* [TASK OBJECTIVE] Only the lines from the start of the data to the line containing "const AXIS = '#BFBFBF';", both included, should be output, exactly and without pictures.

* [ENTRIES PROVIDED]
------------------------------------------------------------------------

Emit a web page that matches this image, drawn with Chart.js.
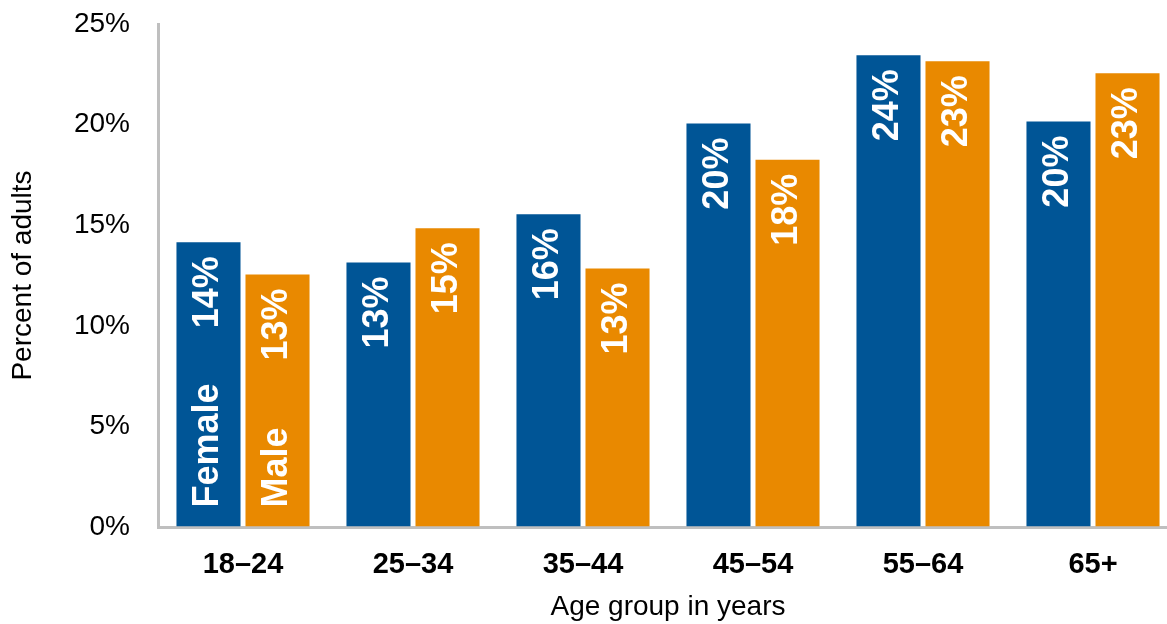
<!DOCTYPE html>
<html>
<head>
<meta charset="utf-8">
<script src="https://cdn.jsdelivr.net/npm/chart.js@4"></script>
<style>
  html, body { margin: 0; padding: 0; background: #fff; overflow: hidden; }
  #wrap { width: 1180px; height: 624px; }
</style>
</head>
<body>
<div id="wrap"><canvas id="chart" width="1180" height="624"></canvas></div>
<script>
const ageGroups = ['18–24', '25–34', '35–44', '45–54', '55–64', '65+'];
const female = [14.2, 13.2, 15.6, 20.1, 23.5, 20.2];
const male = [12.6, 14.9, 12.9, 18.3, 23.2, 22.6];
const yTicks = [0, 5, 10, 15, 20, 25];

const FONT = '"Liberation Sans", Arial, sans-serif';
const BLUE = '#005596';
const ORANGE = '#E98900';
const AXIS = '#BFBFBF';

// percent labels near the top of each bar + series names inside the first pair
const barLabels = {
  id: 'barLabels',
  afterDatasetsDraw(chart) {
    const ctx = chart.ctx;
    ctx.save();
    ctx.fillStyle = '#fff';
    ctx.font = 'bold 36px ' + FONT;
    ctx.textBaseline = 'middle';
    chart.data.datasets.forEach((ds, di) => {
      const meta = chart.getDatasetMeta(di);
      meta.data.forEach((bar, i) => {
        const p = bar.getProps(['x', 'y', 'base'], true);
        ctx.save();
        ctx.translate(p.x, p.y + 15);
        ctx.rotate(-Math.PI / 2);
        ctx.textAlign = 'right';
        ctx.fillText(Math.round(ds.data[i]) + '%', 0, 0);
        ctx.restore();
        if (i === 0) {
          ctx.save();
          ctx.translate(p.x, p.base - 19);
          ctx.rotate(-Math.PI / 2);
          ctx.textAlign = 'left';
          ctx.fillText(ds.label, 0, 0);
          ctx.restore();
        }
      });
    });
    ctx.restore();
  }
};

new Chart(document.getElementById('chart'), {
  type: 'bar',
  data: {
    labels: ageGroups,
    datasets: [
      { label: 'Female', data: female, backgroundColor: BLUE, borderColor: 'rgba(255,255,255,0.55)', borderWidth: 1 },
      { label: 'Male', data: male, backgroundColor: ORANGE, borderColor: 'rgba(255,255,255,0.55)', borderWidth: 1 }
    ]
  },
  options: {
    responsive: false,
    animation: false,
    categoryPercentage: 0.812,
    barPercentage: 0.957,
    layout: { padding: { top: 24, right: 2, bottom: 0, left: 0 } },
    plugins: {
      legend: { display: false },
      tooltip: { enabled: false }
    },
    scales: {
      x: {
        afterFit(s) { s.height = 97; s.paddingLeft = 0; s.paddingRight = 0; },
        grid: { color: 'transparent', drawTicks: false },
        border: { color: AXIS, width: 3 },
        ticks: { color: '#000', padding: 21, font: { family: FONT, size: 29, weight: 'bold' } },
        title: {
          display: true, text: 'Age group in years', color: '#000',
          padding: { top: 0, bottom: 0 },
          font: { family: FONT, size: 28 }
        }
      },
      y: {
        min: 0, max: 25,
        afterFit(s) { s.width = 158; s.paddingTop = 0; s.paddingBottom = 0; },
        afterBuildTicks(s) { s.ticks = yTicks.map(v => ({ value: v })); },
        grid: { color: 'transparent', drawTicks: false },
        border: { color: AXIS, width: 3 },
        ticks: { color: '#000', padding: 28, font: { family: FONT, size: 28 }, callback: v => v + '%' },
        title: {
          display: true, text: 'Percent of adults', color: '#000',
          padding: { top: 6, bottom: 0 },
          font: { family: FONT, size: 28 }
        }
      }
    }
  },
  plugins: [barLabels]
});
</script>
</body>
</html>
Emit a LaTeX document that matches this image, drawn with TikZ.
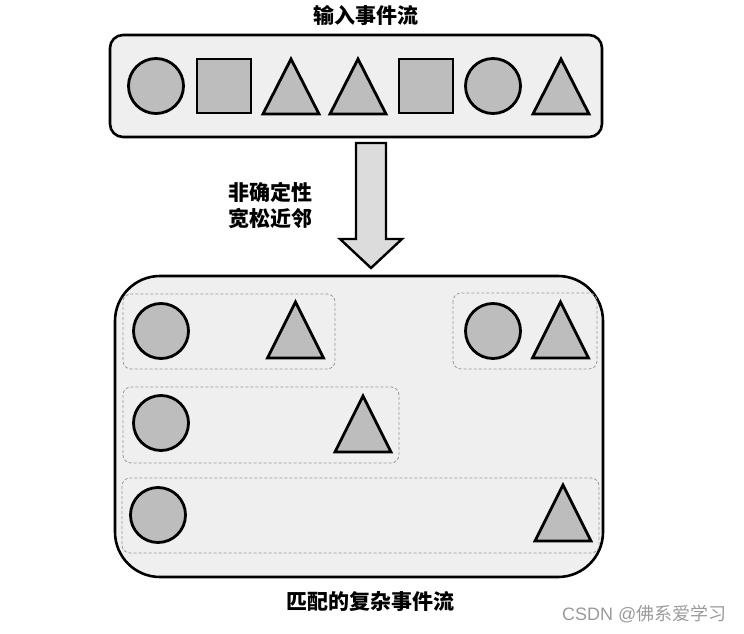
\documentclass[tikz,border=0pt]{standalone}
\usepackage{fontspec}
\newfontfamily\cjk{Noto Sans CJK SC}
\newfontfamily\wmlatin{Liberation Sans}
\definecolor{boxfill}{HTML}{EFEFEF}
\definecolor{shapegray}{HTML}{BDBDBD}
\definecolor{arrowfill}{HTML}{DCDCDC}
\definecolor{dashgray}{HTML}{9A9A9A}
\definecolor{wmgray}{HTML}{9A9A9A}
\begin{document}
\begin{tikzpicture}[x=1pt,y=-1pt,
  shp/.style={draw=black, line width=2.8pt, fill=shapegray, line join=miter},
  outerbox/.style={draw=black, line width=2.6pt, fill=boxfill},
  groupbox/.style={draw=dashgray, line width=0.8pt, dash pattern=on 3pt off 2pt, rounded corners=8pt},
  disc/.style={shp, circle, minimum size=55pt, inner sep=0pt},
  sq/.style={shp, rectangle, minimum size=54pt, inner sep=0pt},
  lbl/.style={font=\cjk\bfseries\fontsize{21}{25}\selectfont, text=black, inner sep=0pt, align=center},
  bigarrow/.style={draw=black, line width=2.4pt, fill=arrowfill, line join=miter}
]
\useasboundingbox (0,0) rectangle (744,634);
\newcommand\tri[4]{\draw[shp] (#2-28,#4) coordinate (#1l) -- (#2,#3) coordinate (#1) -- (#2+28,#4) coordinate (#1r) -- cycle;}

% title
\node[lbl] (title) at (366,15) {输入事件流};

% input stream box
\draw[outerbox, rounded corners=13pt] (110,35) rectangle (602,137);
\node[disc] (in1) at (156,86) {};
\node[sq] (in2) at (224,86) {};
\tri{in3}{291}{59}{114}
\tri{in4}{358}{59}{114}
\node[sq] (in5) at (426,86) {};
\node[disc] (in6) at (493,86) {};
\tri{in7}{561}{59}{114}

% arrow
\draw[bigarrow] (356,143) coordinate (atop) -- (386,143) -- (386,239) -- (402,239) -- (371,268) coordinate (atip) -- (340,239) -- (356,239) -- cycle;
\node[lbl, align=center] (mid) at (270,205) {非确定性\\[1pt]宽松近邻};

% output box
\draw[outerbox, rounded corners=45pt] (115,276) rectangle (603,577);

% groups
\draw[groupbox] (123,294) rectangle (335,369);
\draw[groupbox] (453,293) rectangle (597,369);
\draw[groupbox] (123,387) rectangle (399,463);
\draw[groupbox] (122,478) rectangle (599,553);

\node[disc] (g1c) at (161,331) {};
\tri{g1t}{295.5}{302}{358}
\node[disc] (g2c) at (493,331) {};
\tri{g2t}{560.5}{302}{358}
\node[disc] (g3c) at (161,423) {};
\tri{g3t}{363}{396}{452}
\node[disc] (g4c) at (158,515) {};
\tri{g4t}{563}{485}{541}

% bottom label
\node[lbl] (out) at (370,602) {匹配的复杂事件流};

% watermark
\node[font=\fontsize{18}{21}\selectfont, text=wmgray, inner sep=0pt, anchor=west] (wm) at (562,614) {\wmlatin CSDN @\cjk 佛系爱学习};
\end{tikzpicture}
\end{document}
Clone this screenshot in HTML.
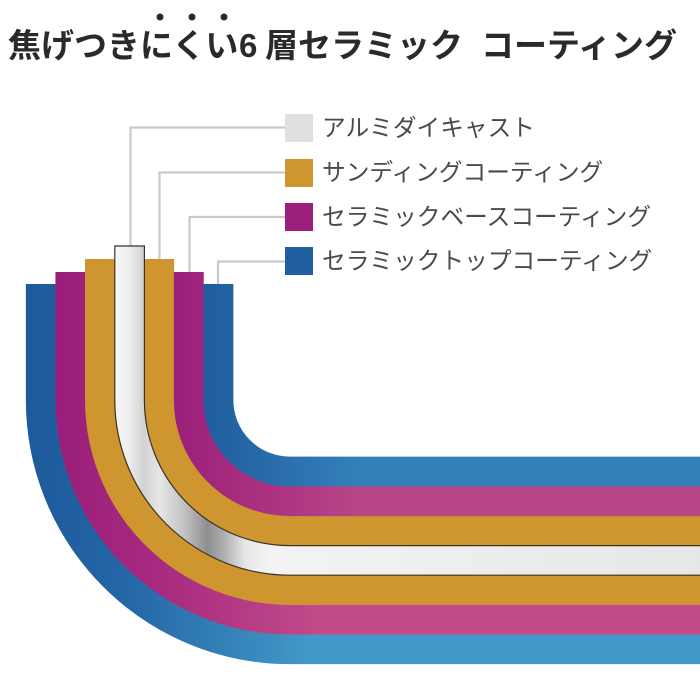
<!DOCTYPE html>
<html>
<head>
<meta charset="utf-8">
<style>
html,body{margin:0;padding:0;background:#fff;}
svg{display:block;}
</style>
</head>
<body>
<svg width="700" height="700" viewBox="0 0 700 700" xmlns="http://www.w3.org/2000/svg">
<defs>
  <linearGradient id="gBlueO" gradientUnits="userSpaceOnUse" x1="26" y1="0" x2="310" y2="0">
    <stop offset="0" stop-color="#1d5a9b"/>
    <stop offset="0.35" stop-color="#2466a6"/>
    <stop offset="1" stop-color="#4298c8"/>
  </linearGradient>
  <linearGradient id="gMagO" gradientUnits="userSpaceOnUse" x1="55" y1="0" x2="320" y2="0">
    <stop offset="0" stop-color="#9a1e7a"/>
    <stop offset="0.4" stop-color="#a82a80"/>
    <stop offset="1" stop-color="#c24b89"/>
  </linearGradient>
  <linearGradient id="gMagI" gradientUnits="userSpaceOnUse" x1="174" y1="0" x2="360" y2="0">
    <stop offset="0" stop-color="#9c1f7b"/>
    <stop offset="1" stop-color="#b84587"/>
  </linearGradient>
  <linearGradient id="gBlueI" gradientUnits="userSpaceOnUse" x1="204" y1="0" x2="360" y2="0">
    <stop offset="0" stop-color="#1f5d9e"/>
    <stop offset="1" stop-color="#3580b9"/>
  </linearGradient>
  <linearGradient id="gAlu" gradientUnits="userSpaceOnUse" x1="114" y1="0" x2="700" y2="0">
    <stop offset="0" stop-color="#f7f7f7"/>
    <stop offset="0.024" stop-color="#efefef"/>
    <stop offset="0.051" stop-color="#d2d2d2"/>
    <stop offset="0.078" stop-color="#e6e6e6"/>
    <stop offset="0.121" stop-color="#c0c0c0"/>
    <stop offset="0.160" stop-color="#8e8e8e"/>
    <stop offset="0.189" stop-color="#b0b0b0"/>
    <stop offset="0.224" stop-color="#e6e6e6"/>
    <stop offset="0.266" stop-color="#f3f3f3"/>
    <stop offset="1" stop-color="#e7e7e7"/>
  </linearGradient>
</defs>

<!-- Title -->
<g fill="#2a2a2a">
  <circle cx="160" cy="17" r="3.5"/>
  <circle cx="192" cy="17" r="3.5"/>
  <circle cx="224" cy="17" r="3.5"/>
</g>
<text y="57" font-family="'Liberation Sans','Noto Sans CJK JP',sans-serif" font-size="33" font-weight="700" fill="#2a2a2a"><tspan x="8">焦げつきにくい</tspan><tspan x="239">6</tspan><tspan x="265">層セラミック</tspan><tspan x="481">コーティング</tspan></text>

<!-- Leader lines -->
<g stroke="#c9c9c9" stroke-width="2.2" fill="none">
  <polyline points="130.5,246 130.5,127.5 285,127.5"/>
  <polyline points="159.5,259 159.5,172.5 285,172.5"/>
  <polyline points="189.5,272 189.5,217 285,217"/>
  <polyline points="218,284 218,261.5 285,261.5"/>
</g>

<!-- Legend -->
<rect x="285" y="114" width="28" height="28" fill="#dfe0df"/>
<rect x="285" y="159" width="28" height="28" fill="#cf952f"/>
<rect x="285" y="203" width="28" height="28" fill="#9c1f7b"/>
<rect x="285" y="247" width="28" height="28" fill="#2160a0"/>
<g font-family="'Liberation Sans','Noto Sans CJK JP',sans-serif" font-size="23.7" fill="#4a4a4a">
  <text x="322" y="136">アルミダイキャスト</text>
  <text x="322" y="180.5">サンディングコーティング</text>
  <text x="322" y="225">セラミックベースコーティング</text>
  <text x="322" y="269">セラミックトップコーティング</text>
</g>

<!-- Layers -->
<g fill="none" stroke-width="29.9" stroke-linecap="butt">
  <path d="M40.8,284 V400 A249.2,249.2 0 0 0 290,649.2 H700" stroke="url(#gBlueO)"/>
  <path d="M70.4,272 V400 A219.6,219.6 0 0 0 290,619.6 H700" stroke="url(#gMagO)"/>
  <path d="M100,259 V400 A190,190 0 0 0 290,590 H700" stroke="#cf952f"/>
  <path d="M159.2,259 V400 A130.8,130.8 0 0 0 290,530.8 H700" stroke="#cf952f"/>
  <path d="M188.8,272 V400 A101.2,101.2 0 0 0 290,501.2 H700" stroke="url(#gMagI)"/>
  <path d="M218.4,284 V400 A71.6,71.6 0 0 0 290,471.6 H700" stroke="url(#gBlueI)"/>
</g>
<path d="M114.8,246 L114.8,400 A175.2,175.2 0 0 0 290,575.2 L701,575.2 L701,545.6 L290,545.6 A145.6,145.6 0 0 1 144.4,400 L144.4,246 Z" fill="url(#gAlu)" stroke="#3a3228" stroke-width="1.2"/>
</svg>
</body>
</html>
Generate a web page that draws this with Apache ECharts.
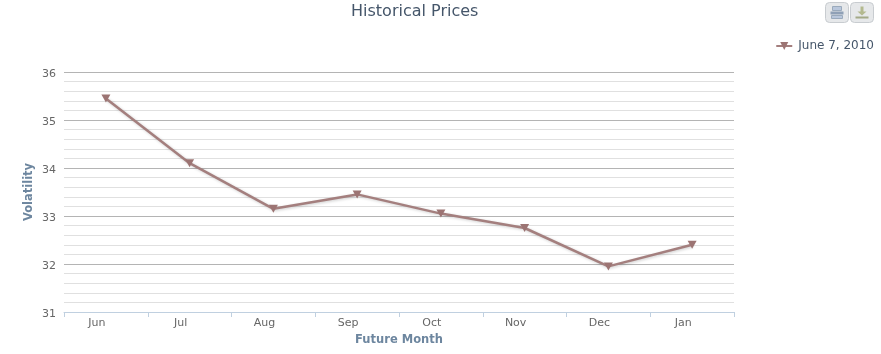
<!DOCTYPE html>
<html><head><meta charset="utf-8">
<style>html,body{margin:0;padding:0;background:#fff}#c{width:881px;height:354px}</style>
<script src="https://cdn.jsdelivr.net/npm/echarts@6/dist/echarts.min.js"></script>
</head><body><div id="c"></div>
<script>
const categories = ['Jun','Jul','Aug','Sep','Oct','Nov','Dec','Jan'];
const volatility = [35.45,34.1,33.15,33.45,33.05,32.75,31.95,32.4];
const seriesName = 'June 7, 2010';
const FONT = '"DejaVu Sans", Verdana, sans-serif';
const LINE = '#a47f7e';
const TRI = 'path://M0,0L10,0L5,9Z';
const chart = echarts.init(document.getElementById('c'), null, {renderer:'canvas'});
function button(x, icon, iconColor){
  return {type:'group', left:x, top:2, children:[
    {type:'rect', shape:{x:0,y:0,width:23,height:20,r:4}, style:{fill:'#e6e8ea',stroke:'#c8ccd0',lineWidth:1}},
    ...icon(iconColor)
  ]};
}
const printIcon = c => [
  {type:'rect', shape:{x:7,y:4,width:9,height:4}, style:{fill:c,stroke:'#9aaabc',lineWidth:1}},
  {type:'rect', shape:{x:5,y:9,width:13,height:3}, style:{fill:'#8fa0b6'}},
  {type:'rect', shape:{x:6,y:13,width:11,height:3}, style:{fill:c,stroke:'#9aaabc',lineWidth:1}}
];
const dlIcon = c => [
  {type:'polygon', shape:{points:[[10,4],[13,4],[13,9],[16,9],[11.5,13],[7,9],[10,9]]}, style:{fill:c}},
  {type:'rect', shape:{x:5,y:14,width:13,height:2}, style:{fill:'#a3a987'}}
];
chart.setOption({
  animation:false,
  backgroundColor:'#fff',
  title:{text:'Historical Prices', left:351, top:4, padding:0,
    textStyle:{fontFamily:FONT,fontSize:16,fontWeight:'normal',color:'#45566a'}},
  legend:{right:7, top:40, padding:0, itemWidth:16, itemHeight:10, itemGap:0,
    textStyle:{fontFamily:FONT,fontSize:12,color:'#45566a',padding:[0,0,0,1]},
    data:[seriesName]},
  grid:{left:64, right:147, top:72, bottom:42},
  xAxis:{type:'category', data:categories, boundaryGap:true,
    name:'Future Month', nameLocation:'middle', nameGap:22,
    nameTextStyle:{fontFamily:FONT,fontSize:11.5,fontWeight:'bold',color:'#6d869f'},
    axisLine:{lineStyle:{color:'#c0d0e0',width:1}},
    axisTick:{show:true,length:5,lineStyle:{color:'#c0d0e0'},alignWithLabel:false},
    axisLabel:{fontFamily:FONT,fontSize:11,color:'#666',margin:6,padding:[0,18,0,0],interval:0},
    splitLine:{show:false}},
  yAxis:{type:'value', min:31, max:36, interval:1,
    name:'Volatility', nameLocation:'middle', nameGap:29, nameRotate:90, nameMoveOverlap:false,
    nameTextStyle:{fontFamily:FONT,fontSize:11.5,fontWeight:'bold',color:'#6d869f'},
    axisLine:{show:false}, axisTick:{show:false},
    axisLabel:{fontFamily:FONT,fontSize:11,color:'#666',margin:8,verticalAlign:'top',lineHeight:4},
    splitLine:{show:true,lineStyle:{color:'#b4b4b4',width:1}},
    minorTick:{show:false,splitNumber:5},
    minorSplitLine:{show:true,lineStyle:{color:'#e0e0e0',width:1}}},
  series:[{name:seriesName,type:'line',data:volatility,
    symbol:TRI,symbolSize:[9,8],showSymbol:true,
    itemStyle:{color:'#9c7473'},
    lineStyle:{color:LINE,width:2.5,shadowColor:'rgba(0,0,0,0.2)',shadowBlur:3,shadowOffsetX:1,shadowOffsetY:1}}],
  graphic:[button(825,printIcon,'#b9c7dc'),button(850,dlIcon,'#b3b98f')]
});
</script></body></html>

------------------------------------------------------------------------

* [OUTPUT OF THE TASK]
Emit a web page that matches this image, drawn with Chart.js.
<!DOCTYPE html>
<html>
<head>
<meta charset="utf-8">
<script src="https://cdn.jsdelivr.net/npm/chart.js@4"></script>
<style>
  html, body { margin: 0; padding: 0; background: #fff; overflow: hidden; }
  #wrap { width: 1180px; height: 624px; }
</style>
</head>
<body>
<div id="wrap"><canvas id="chart" width="1180" height="624"></canvas></div>
<script>
const ageGroups = ['18–24', '25–34', '35–44', '45–54', '55–64', '65+'];
const female = [14.2, 13.2, 15.6, 20.1, 23.5, 20.2];
const male = [12.6, 14.9, 12.9, 18.3, 23.2, 22.6];
const yTicks = [0, 5, 10, 15, 20, 25];

const FONT = '"Liberation Sans", Arial, sans-serif';
const BLUE = '#005596';
const ORANGE = '#E98900';
const AXIS = '#BFBFBF';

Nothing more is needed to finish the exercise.